Historiadores pressionados
Nos últimos anos, entidades de direita e extrema-direita, sobretudo na Polônia, mas também em outros países do leste europeu, têm recorrido ao expediente dos processos judiciais para constranger historiadores que pesquisam o envolvimento de nacionais com atos de perseguição e de assassinato de judeus ocorridos durante a ocupação nazista. Quando não negam direta e explicitamente o Holocausto, esses grupos rejeitam a tese que os cidadãos de seus países tenham participação no Holocausto, afirmando que tais crimes devem ser atribuídos exclusivamente às forças alemãs de ocupação.

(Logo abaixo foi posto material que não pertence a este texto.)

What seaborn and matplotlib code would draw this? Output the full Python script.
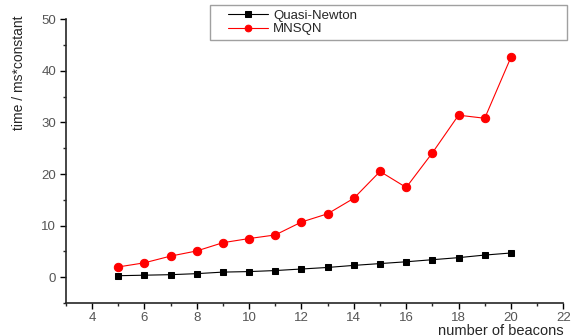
import matplotlib
matplotlib.use('Agg')
import matplotlib.pyplot as plt
import seaborn as sns
import pandas as pd
from matplotlib.ticker import MultipleLocator
from matplotlib.lines import Line2D
from matplotlib.legend_handler import HandlerLine2D

beacons = [5, 6, 7, 8, 9, 10, 11, 12, 13, 14, 15, 16, 17, 18, 19, 20]
quasi_newton = [0.3, 0.4, 0.5, 0.7, 1.0, 1.1, 1.3, 1.6, 1.9, 2.3, 2.65, 3.0, 3.4, 3.8, 4.3, 4.7]
mnsqn = [2.0, 2.8, 4.1, 5.1, 6.7, 7.5, 8.2, 10.7, 12.3, 15.3, 20.5, 17.4, 24.1, 31.4, 30.8, 42.6]

sns.set_style('ticks')
plt.rcParams['font.family'] = ['Liberation Sans', 'DejaVu Sans']

df_q = pd.DataFrame({'beacons': beacons, 'time': quasi_newton})
df_m = pd.DataFrame({'beacons': beacons, 'time': mnsqn})

fig = plt.figure(figsize=(5.73, 3.36), dpi=100)
ax = fig.add_axes([0.115, 0.098, 0.868, 0.845])

sns.lineplot(data=df_q, x='beacons', y='time', ax=ax, color='black', lw=0.8,
             marker='s', markersize=5, markeredgecolor='black', label='Quasi-Newton')
sns.lineplot(data=df_m, x='beacons', y='time', ax=ax, color='red', lw=0.8,
             marker='o', markersize=6, markeredgecolor='red', label='MNSQN')

ax.set_xlim(3, 22)
ax.set_ylim(-5, 50)
ax.xaxis.set_major_locator(MultipleLocator(2))
ax.xaxis.set_minor_locator(MultipleLocator(1))
ax.yaxis.set_major_locator(MultipleLocator(10))
ax.yaxis.set_minor_locator(MultipleLocator(5))
ax.tick_params(which='major', direction='out', length=4, width=1, labelsize=9.5,
               colors='black', labelcolor='#555555', pad=3)
ax.tick_params(which='minor', direction='out', length=2, width=1)
ax.tick_params(axis='x', which='major', pad=2.5)
for s in ['top', 'right']:
    ax.spines[s].set_visible(False)
for s in ['left', 'bottom']:
    ax.spines[s].set_linewidth(1.2)

ax.set_xlabel('number of beacons', fontsize=10.5, va='top', ha='right')
ax.xaxis.set_label_coords(1.0, -0.072)
ax.set_ylabel('time / ms*constant', fontsize=10, fontstretch='condensed')
ax.yaxis.set_label_coords(-0.08, 0.81)

ax.get_legend().remove()
handles, labels = ax.get_legend_handles_labels()
leg = fig.legend(handles, labels, loc='lower left', bbox_to_anchor=(0.367, 0.881, 0.623, 0.104),
                 mode='expand', fontsize=9.5, frameon=True, fancybox=False, edgecolor='#888888',
                 borderpad=0.35, labelspacing=0.1, handlelength=4.0, handletextpad=0.4,
                 borderaxespad=0, markerscale=0.8,
                 handler_map={Line2D: HandlerLine2D(xpad=1.0)})
leg.get_frame().set_linewidth(1.0)

fig.savefig('out.png', dpi=100)
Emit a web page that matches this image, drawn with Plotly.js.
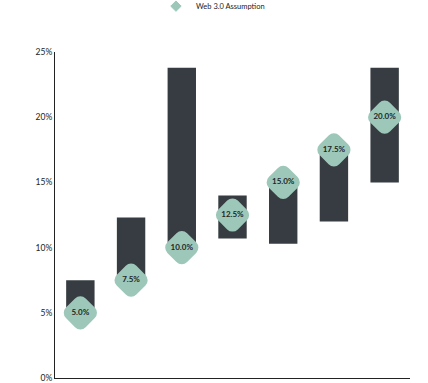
<!DOCTYPE html>
<html>
<head>
<meta charset="utf-8">
<script src="https://cdn.plot.ly/plotly-3.0.1.min.js"></script>
<style>
html,body{margin:0;padding:0;background:#fff;}
#chart{width:428px;height:383px;}
.scatterlayer .point{stroke-linejoin:round;}
.legend .scatterpts path{stroke-linejoin:round;}
</style>
</head>
<body>
<div id="chart"></div>
<script>
const categories = ["A","B","C","D","E","F","G"];
const rangeLow  = [5.0, 7.5, 10.0, 10.7, 10.3, 12.0, 15.0];
const rangeHigh = [7.5, 12.3, 23.8, 14.0, 15.0, 17.5, 23.8];
const assumption = [5.0, 7.5, 10.0, 12.5, 15.0, 17.5, 20.0];
const assumptionLabels = assumption.map(v => v.toFixed(1) + "%");
const yTickVals = [0,5,10,15,20,25];
const yTickText = ["0%","5%","10%","15%","20%","25%"];
const seriesName = "Web 3.0 Assumption";

const font = "Lato, 'Open Sans', sans-serif";
const teal = "#9dc8b9";

const bars = {
  type: "bar",
  x: categories,
  y: rangeHigh.map((h,i) => h - rangeLow[i]),
  base: rangeLow,
  width: 0.56,
  marker: {color: "#363c41", line: {width: 0}},
  showlegend: false,
  hoverinfo: "skip"
};
const pts = {
  type: "scatter",
  mode: "markers+text",
  name: seriesName,
  x: categories,
  y: assumption,
  text: assumptionLabels,
  textposition: "middle center",
  textfont: {family: font, size: 8, color: "#1c2626", weight: 700},
  marker: {symbol: "diamond", size: 14, color: teal, line: {color: teal, width: 15}},
  cliponaxis: false,
  showlegend: false
};
const legendEntry = {
  type: "scatter",
  mode: "markers",
  name: seriesName,
  x: [null],
  y: [null],
  marker: {symbol: "diamond", size: 8, color: teal, line: {color: teal, width: 1}},
  showlegend: true
};

const layout = {
  width: 428, height: 383,
  margin: {l: 55, r: 18, t: 52, b: 5, autoexpand: false},
  paper_bgcolor: "#fff", plot_bgcolor: "#fff",
  font: {family: font, size: 8.5, color: "#222"},
  showlegend: true,
  legend: {orientation: "h", x: 0.445, xanchor: "center", yref: "container", y: 0.984, yanchor: "middle",
           font: {family: font, size: 7.5, color: "#222"}},
  xaxis: {range: [-0.5, 6.5], showticklabels: false, showgrid: false, zeroline: false,
          showline: true, linecolor: "#222", linewidth: 1, ticks: ""},
  yaxis: {range: [0, 25], tickvals: yTickVals, ticktext: yTickText, showgrid: false,
          zeroline: false, showline: true, linecolor: "#222", linewidth: 1, ticks: "",
          ticklen: 0, tickfont: {family: font, size: 8.5, color: "#222"}}
};

Plotly.newPlot("chart", [bars, pts, legendEntry], layout, {displayModeBar: false, staticPlot: true});
</script>
</body>
</html>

Na carta assinada pelas acadêmicos brasileiros, os signatários expressam preocupação com esse crescente movimento negacionista na Europa:

“Como tantos outros colegas de universidades de diversos países e instituições acadêmicas dedicadas à pesquisa do Holocausto, e de instituições e organismos internacionais comprometidos com a liberdade de expressão, acreditamos veementemente que qualquer tentativa de restringir e/ou censurar o discurso acadêmico por meios escusos, como aprovar leis restritivas antidemocráticas que impedem o livre exercício do trabalho intelectual, é inaceitável. Ações desse tipo minam os esforços de acadêmicos sérios no afã de investigar o período do Holocausto e apresentar uma descrição confiável dos acontecimentos.”

Fenômeno global
O Café História conversou com o historiador Michel Gherman, professor do Departamento de Sociologia da Universidade Federal do Rio de Janeiro e um dos propositores da carta. Ele explicou o que está acontecendo na Polônia e em outros países da Europa:

“O que acontece na Polônia não é algo somente local, mas é uma tentativa de governos de extrema-direita em controlar as pesquisas acadêmicas e historiográficas em seus respectivos países. Na Polônia, o tema do Holocausto ainda é visto como tabu, principalmente a participação de poloneses em acordo com os nazistas no sentido de matar judeus. Quando se escreve sobre isso, o historiador passa a ser visto como traidor da pátria. Por isso, eles estão proibindo ou tentando proibir pesquisas sobre a participação de poloneses como aliados dos nazistas. Mas não é só na Polônia. No Brasil, a extrema-direita vê como tabu a ditadura militar, a escravidão e outros temas muito profundos da nossa história. Nos posicionarmos agora contra a proibição de estudos acadêmicos em solidariedade aos historiadores poloneses é, na verdade, nos posicionarmos para que o mesmo não aconteça aqui no Brasil”.